INSTRUCTIONS TO FOLLOW
In the records below, pick out all lines containing the word "this".

RECORDS

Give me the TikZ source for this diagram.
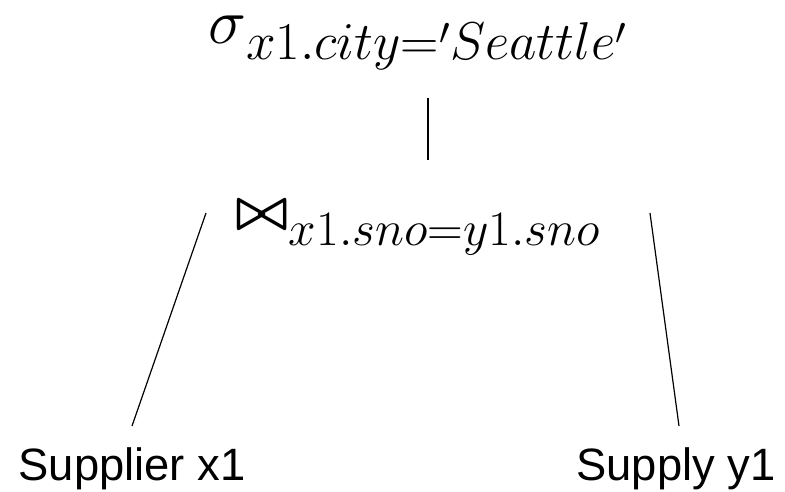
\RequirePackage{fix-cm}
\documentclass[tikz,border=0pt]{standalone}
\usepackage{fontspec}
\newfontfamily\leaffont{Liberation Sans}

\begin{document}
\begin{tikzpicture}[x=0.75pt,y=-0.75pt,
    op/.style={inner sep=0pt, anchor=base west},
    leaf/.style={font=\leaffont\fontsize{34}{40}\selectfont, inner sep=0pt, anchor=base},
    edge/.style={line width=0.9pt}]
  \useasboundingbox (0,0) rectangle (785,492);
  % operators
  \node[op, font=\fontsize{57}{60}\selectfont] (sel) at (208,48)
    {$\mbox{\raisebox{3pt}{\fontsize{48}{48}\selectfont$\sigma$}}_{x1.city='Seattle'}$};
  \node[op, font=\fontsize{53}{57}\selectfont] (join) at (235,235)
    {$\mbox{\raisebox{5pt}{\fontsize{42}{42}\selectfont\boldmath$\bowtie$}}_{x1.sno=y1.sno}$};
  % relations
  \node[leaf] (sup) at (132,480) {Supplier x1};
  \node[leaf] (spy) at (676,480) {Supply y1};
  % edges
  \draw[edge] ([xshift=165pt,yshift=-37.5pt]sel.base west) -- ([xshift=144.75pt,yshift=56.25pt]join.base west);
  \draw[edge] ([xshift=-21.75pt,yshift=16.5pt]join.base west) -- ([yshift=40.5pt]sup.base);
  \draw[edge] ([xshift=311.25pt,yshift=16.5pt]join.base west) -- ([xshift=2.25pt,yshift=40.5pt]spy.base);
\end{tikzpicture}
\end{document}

---

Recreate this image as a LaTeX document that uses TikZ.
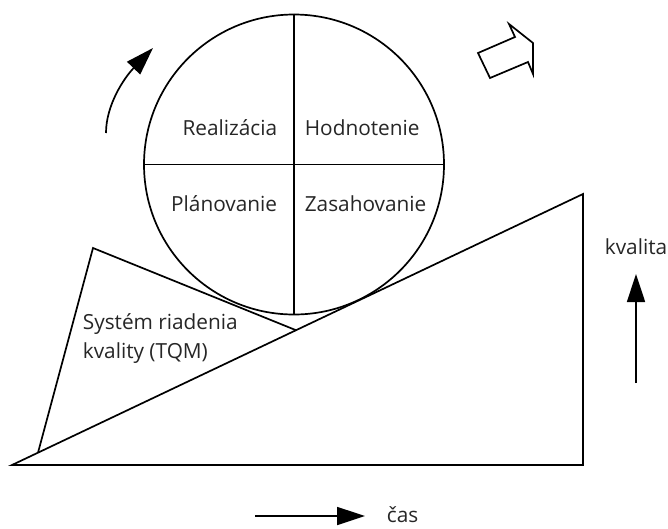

WRITTEN RESPONSE
Give me the TikZ source for this diagram.
Recreate this image as a LaTeX document that uses TikZ.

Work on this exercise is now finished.